Kelleher proposed allocating token budgets directly to people managers to force a concrete reckoning with a workforce that includes AI agents alongside human employees. At Okta, he has named AI agents Leo, Sloan, Hank, and Walker and includes them in business reviews with human staff. He cited a turning point when he asked his team to name their OpenClaw agents, saying, "In that exercise, AI became a colleague as opposed to a tool and that catalyst is valuable."

During a flight to Bangalore, Kelleher set up an open-source AI agent on a separate machine and assigned the same task to his leadership team. "That flight to me was transformative in how I recognized what the capabilities of this technology are," he said.

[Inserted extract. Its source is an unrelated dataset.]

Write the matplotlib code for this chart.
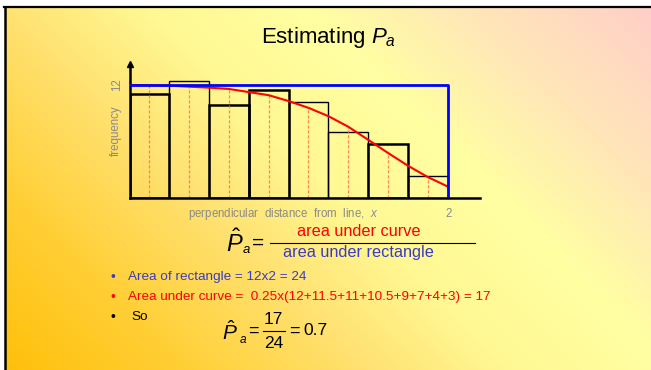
import numpy as np
import matplotlib.pyplot as plt
from matplotlib.colors import to_rgb

plt.rcParams['font.family'] = ['Liberation Sans', 'DejaVu Sans']
plt.rcParams['mathtext.fontset'] = 'custom'
plt.rcParams['mathtext.rm'] = 'Liberation Sans'
plt.rcParams['mathtext.it'] = 'Liberation Sans:italic'

# histogram of perpendicular distances (bins of width 0.25)
bin_starts = [0.0, 0.25, 0.5, 0.75, 1.0, 1.25, 1.5, 1.75]
bar_heights = [11.0, 12.4, 9.9, 11.5, 10.2, 7.0, 5.8, 2.4]
thick_bar = [True, False, True, True, False, False, True, False]

# fitted detection curve, sampled every 0.125
curve_x = [0.0, 0.125, 0.25, 0.375, 0.5, 0.625, 0.75, 0.875, 1.0,
           1.125, 1.25, 1.375, 1.5, 1.625, 1.75, 1.875, 2.0]
curve_y = [12.0, 11.98, 11.93, 11.82, 11.72, 11.58, 11.25, 10.92, 10.3,
           9.58, 8.7, 7.58, 6.2, 4.8, 3.45, 2.25, 1.25]

rect_height = 12
rect_width = 2

bullet_lines = [
    ('Area of rectangle = 12x2 = 24', '#3b3bc4'),
    ('Area under curve =  0.25x(12+11.5+11+10.5+9+7+4+3) = 17', '#ff0000'),
    ('So', 'black'),
]

W, H = 651, 370
fig = plt.figure(figsize=(W / 100, H / 100), dpi=100)
fig.patch.set_facecolor('white')

# slide background: diagonal gradient, orange -> yellow -> pink
bg = fig.add_axes([0, 0, 1, 1])
bg.set_xlim(0, W)
bg.set_ylim(H, 0)
bg.axis('off')

stops = [(0.0, '#ffc00a'), (0.18, '#ffcf36'), (0.36, '#ffe272'),
         (0.5, '#fff893'), (0.66, '#ffffa2'), (0.82, '#ffe6b8'), (1.0, '#ffcfc8')]
px, py = np.meshgrid(np.arange(W), np.arange(H))
t = (px * 0.707 - py * 0.707 + 261) / 721.0
t = np.clip(t, 0, 1)
grad = np.zeros((H, W, 3))
pos = [s[0] for s in stops]
for c in range(3):
    grad[..., c] = np.interp(t, pos, [to_rgb(s[1])[c] for s in stops])
bg.imshow(grad, extent=(6, W, H, 8), aspect='auto', zorder=0)
bg.plot([4, W], [7, 7], color='black', lw=1.6, zorder=1)
bg.plot([4.5, 4.5], [7, H], color='black', lw=1.8, zorder=1)

# title
bg.text(328, 38, 'Estimating $P_a$', fontsize=16, ha='center', va='center')

# chart axes: x=0 at px 129.5, x=2 at px 447.7, y=0 at px 198.3, y=12 at px 85
x0_px, y0_px = 129.5, 198.3
sx = (447.7 - 129.5) / 2.0
sy = (198.3 - 85.0) / 12.0
xmax, ymax = 2.2, 14.2
ax = fig.add_axes([x0_px / W, (H - y0_px) / H, xmax * sx / W, ymax * sy / H])
ax.set_xlim(0, xmax)
ax.set_ylim(0, ymax)
ax.patch.set_alpha(0)
for s in ['top', 'right']:
    ax.spines[s].set_visible(False)
for s in ['left', 'bottom']:
    ax.spines[s].set_linewidth(1.8)
ax.set_xticks([])
ax.set_yticks([])
ax.plot(0, ymax, marker='^', color='black', markersize=5, clip_on=False)

# dashed drop lines at bin midpoints
for xm, ym in zip(curve_x[1::2], curve_y[1::2]):
    ax.plot([xm, xm], [0, ym], color='#ff6a45', lw=0.9, ls=(0, (2.5, 1.5)), alpha=0.8)

# thin bars first, thick outlines on top
for b, h, thick in zip(bin_starts, bar_heights, thick_bar):
    if not thick:
        ax.bar(b, h, width=0.25, align='edge', fill=False, edgecolor='black', linewidth=1.0)
for b, h, thick in zip(bin_starts, bar_heights, thick_bar):
    if thick:
        ax.bar(b, h, width=0.25, align='edge', fill=False, edgecolor='black', linewidth=1.8)

ax.plot(curve_x, curve_y, color='#ff0000', lw=1.5, zorder=4)
ax.plot([0, rect_width, rect_width], [rect_height, rect_height, 0], color='#0000ff', lw=2.0, zorder=5)

gray = '#8a8a8a'
bg.text(117.5, 85, '12', fontsize=8.3, color=gray, rotation=90, ha='center', va='center')
bg.text(116, 131, 'frequency', fontsize=8.3, color=gray, rotation=90, ha='center', va='center')
bg.text(283, 214, 'perpendicular  distance  from  line,  $x$', fontsize=8.3, color=gray,
        ha='center', va='center')
bg.text(449, 214, '2', fontsize=8.3, color=gray, ha='center', va='center')

# P_a = area under curve / area under rectangle
bg.text(226, 243, r'$\hat{P}$', fontsize=17, ha='left', va='center')
bg.text(243, 250, 'a', fontsize=9.5, style='italic', ha='left', va='center')
bg.text(258, 243, '=', fontsize=15, ha='center', va='center')
bg.text(359, 231, 'area under curve', fontsize=11.7, color='#ff0000', ha='center', va='center')
bg.plot([270, 475], [242.7, 242.7], color='black', lw=0.8)
bg.text(358, 253, 'area under rectangle', fontsize=11.7, color='#3b3bc4', ha='center', va='center')

# bullet points
bullet_y = [277.3, 297.3, 316.7]
for (txt, col), yb in zip(bullet_lines, bullet_y):
    bg.text(112.7, yb, '\u2022', fontsize=10, color=col, ha='center', va='center')
    xt = 128.3 if txt != 'So' else 131.5
    bg.text(xt, yb, txt, fontsize=9.7, color=col, ha='left', va='center')

# P_a = 17/24 = 0.7
bg.text(222.5, 332, r'$\hat{P}$', fontsize=15, ha='left', va='center')
bg.text(239.5, 340, 'a', fontsize=8.5, style='italic', ha='left', va='center')
bg.text(253, 331, '=', fontsize=13, ha='center', va='center')
bg.text(273.5, 319, '17', fontsize=12.5, ha='center', va='center')
bg.plot([262.7, 285], [331, 331], color='black', lw=0.8)
bg.text(273.5, 344, '24', fontsize=12.5, ha='center', va='center')
bg.text(294, 331, '=', fontsize=13, ha='center', va='center')
bg.text(303, 330.5, '0.7', fontsize=12.5, ha='left', va='center')

fig.savefig('out.png', dpi=100)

Supporting context came from Cognizant, which reported that 93% of jobs are already disrupted by AI—six years ahead of its 2023 projection that 90% would be disrupted by 2032. Ollie O’Donoghue, Head of Research at Cognizant, said humans remain involved in 90% of tasks, citing analysis of 80,000 tasks conducted each of the last three years. "There’s a bit of a disconnect between theory and reality," O’Donoghue said.

Sushant Warikoo, Chief Business Officer for AI at Cognizant, said enterprise architecture was built for humans using static applications, not for continuously operating AI agents requiring persistent context. "Humans and agents have equal privilege," Warikoo said.

No independent assessment of Eric Kelleher’s claims was available.